Она читала так, как будто написала сама. Точ­нее, как будто это я написал. Мы стояли на са­мой кромке берега, аккомпанемент был не толь­ко слышен, но и виден. Строчки ударялись в меня и возвращались в море. Я заставил девушку про­честь еще раз, чтобы запомнить, убедился, что запомнил, и устремился в прибрежный шалман.

Брезгливо приподняв стакан розового вермута, она спросила: "Можешь объяснить, как в тебе все это сочетается?" В самом деле не понимала. "Клас­сику надо знать, — нахально упрекнул я. — Всё дви­жется любовью". Месяца на три она поняла.

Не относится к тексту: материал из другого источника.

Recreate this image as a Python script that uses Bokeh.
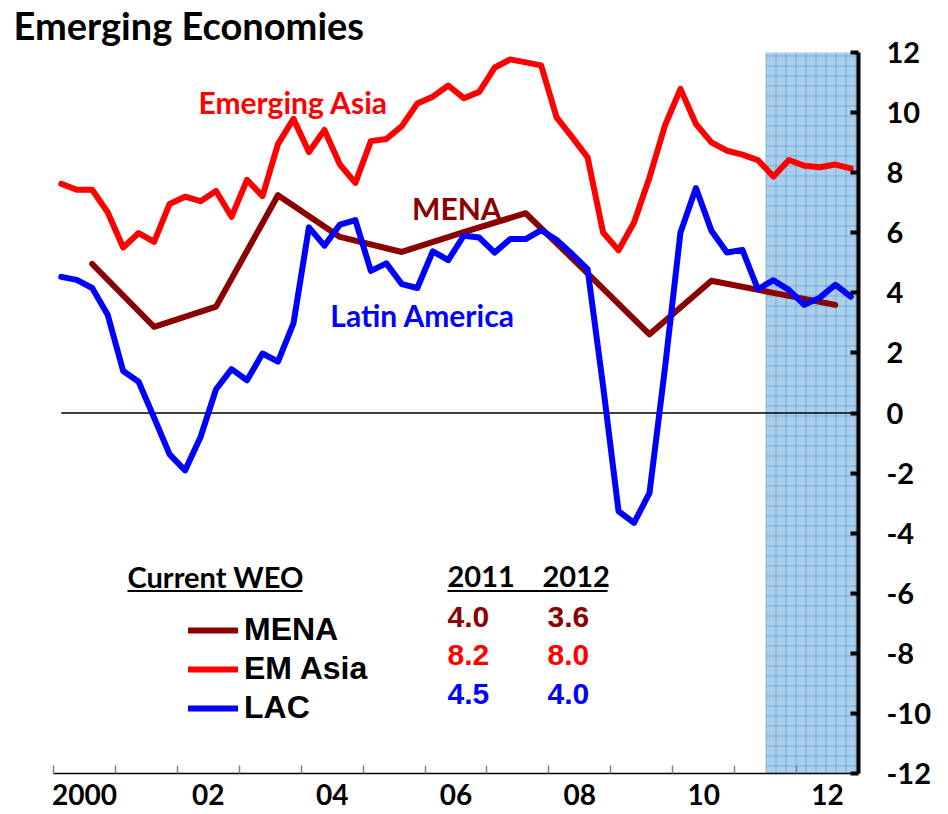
import numpy as np
from bokeh.plotting import figure
from bokeh.models import Range1d, FixedTicker, Legend, LegendItem, ColumnDataSource
from bokeh.core.properties import value
from bokeh.embed import file_html
from bokeh.resources import INLINE

# ---------------- data ----------------
# quarterly observations 2000Q1 .. 2012Q4 (plotted at mid-quarter)
quarters = np.arange(2000, 2013, 0.25) + 0.125
asia = [7.63, 7.43, 7.43, 6.68, 5.51, 5.99, 5.70, 6.96, 7.20, 7.05,
        7.39, 6.53, 7.76, 7.22, 8.95, 9.79, 8.69, 9.42, 8.27, 7.66,
        9.05, 9.12, 9.55, 10.30, 10.53, 10.90, 10.48, 10.69, 11.50, 11.77,
        11.67, 11.57, 9.84, 9.18, 8.51, 6.01, 5.42, 6.34, 7.84, 9.57,
        10.79, 9.62, 9.01, 8.73, 8.60, 8.42, 7.87, 8.42, 8.23, 8.18,
        8.27, 8.14]
latam = [4.53, 4.43, 4.16, 3.27, 1.40, 1.04, -0.16, -1.38, -1.91, -0.80,
         0.79, 1.46, 1.09, 1.98, 1.71, 2.98, 6.18, 5.57, 6.27, 6.42,
         4.73, 4.98, 4.29, 4.16, 5.38, 5.09, 5.90, 5.84, 5.34, 5.79,
         5.79, 6.09, 5.76, 5.29, 4.79, 0.90, -3.27, -3.66, -2.66, 1.50,
         6.01, 7.49, 6.07, 5.34, 5.43, 4.12, 4.42, 4.10, 3.60, 3.84,
         4.27, 3.87]
# annual MENA observations (plotted at the third quarter of each year)
years = np.arange(2000, 2013)
mena = [4.96, 2.87, 3.54, 7.25, 5.86, 5.36, 6.02, 6.65, 4.65, 2.62, 4.40, 4.00, 3.60]

series_names = ["MENA", "EM Asia", "LAC"]
weo_2011 = [4.0, 8.2, 4.5]
weo_2012 = [3.6, 8.0, 4.0]
weo_headers = ["2011", "2012"]

x_tick_labels = ["2000", "02", "04", "06", "08", "10", "12"]
y_ticks = list(range(-12, 13, 2))
forecast_start = 2011.5
forecast_end = 2013.0

# ---------------- styles / layout ----------------
C_MENA = "#8B0000"
C_ASIA = "#FF0000"
C_LAC = "#0000FF"
CAL = "Lato"
ARIAL = "Liberation Sans"

PX_YEAR = 805 / 13.0     # pixels per year
PX_UNIT = 721 / 24.0     # pixels per percentage point
X0 = 2000 - 53 / PX_YEAR  # frame extends left of 2000 to hold the title
Y1 = 12 + 52 / PX_UNIT    # frame extends above 12 to hold the title

p = figure(frame_width=858, frame_height=773,
           x_range=Range1d(X0, 2013), y_range=Range1d(-12, Y1),
           y_axis_location="right",
           output_backend="svg", toolbar_location=None,
           min_border_left=0, min_border_right=80,
           min_border_top=0, min_border_bottom=41)
p.grid.visible = False
p.outline_line_color = None
p.background_fill_color = "white"

# forecast shading
p.quad(left=[forecast_start], right=[forecast_end], bottom=[-12], top=[12],
       fill_color="#acd0eb", line_color=None,
       hatch_pattern="+", hatch_color="#3a88d0", hatch_scale=10,
       hatch_weight=1, hatch_alpha=0.5)

# zero line
p.line(x=[quarters[0], forecast_end], y=[0, 0], line_color="black", line_width=1.5)

# series
r_mena = p.line(years + 0.625, mena, line_color=C_MENA, line_width=6,
                line_join="round", line_cap="round")
r_asia = p.line(quarters, asia, line_color=C_ASIA, line_width=6,
                line_join="round", line_cap="round")
r_lac = p.line(quarters, latam, line_color=C_LAC, line_width=6,
               line_join="round", line_cap="round")

# x axis: labels centred in each labelled year, small ticks at year boundaries
label_pos = [2000.5 + 2 * i for i in range(len(x_tick_labels))]
xa = p.xaxis[0]
xa.bounds = (2000, 2013)
xa.ticker = FixedTicker(ticks=label_pos, minor_ticks=list(range(2000, 2014)))
xa.major_label_overrides = {pos: lab for pos, lab in zip(label_pos, x_tick_labels)}
xa.major_tick_line_color = None
xa.minor_tick_line_color = "#808080"
xa.minor_tick_line_width = 1.5
xa.minor_tick_in = 8
xa.minor_tick_out = 0
xa.axis_line_color = "black"
xa.axis_line_width = 1.5
xa.major_label_text_font = CAL
xa.major_label_text_font_style = "bold"
xa.major_label_text_font_size = "28px"
xa.major_label_text_color = "black"
xa.major_label_standoff = 4

# right y axis
ya = p.yaxis[0]
ya.bounds = (-12, 12)
ya.ticker = FixedTicker(ticks=y_ticks, minor_ticks=[])
ya.major_label_overrides = {t: str(t) for t in y_ticks}
ya.major_tick_in = 8
ya.major_tick_out = 0
ya.major_tick_line_width = 4
ya.major_tick_line_color = "black"
ya.minor_tick_line_color = None
ya.axis_line_width = 4
ya.axis_line_color = "black"
ya.major_label_text_font = CAL
ya.major_label_text_font_style = "bold"
ya.major_label_text_font_size = "29px"
ya.major_label_text_color = "black"
ya.major_label_standoff = 28

# title (inside the extended frame area, top-left)
p.text(x=[1999.354], y=[12.899], text=["Emerging Economies"],
       text_font=value(CAL), text_font_style="bold", text_font_size="38px",
       text_color="black", text_baseline="alphabetic")

# in-chart series labels
lab_src = ColumnDataSource(dict(
    x=[2002.342, 2005.79, 2004.47], y=[10.356, 6.81, 3.27],
    text=["Emerging Asia", "MENA", "Latin America"],
    color=[C_ASIA, C_MENA, C_LAC]))
p.text(x="x", y="y", text="text", text_color="color", source=lab_src,
       text_font=value(CAL), text_font_style="bold", text_font_size="30px",
       text_baseline="alphabetic")

# WEO table headers
hdr_src = ColumnDataSource(dict(x=[2001.195, 2006.363, 2007.897], y=[-5.43] * 3,
                                text=["Current WEO"] + weo_headers))
p.text(x="x", y="y", text="text", source=hdr_src, text_color="black",
       text_font=value(CAL), text_font_style="bold", text_font_size="29px",
       text_baseline="middle")
p.segment(x0=[2001.195, 2006.363], x1=[2004.021, 2008.947],
          y0=[-5.925, -5.925], y1=[-5.925, -5.925], line_color="black", line_width=2)

# WEO numbers
row_y = [-6.79, -8.06, -9.35]
row_col = [C_MENA, C_ASIA, C_LAC]
num_src = ColumnDataSource(dict(
    x=[2006.363] * 3 + [2007.978] * 3,
    y=row_y + row_y,
    text=[f"{v:.1f}" for v in weo_2011] + [f"{v:.1f}" for v in weo_2012],
    color=row_col + row_col))
p.text(x="x", y="y", text="text", text_color="color", source=num_src,
       text_font=value(ARIAL), text_font_style="bold", text_font_size="30px",
       text_baseline="middle")

# legend
legend = Legend(items=[LegendItem(label=n, renderers=[r]) for n, r in
                       zip(series_names, [r_mena, r_asia, r_lac])],
                location=(188, 47), orientation="vertical",
                glyph_width=50, glyph_height=20, label_standoff=6, spacing=2,
                padding=0, margin=0, border_line_color=None,
                background_fill_alpha=0,
                label_text_font=ARIAL, label_text_font_style="bold",
                label_text_font_size="32px", label_text_color="black")
p.add_layout(legend)

open("out.html", "w").write(file_html(p, INLINE))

Движение морской массы передано ощути­мее, "физичнее" в пастернаковском "Морском мятеже", который я уже знал к тому времени — рваный ритм бьющейся воды: "Приедается все. / Лишь тебе не дано примелькаться. / Дни прохо­дят, / И годы проходят, / И тысячи, тысячи лет. / В белой рьяности волн, / Прячась / В белую пря­ность акаций, / Может, ты-то их, / Море, / И сво­дишь, и сводишь на нет".

Но это про Черное море, неприятно меня уди­вившее в юности величиной волн и еще больше острой горечью воды. После школы я работал в конструкторском бюро, наш корпусный отдел занимался, в частности, расчетами остойчивос­ти судов, в которые включался коэффициент морской солености. Тогда я узнал, что Рижский залив — чуть ли не самый пресный в мире. То-то у нас можно было спокойно сделать несколько глотков в редкие знойные дни. В Балтике вооб­ще спокойно — никакой рьяности. Наше море с ума не сходит, а тихонько накатывает и накаты­вает, долбя и долбя, постепенно сводя с ума.

Балтийскому мандельштамовские строки подходят больше, чем пастернаковские. Хотя "Бессонница" написана в Крыму, "море черное" — не название, а цвет. Мандельштам, с его риж­скими корнями, сказал и о собственно нашем мо­ре — позже, в прозе. Точнее, как раз о взморье — "двадцативерстной дачной Сахаре", с ее "удиви­тельно мелким и чистым желтым песком". Все точно: такой тонкости и мягкости песок я встре­чал еще только на Гавайях. "В Майоренгофе, у немцев, играла музыка — симфонический ор­кестр в садовой раковине — "Смерть и просвет­ление" Штрауса... В Дуббельне, у евреев, оркестр захлебывался Патетической симфонией Чайков­ского..." В общем, похоже, только этническая стратификация с тех пор менялась не раз.

Что до балтийского ритма, его с безошибоч­ной узнаваемостью передал затяжным пятнадцатисложником Бродский: "Я родился и вырос в балтийских болотах, подле / серых цинковых волн, всегда набегавших по две, / и отсюда — все рифмы, отсюда тот блеклый голос..."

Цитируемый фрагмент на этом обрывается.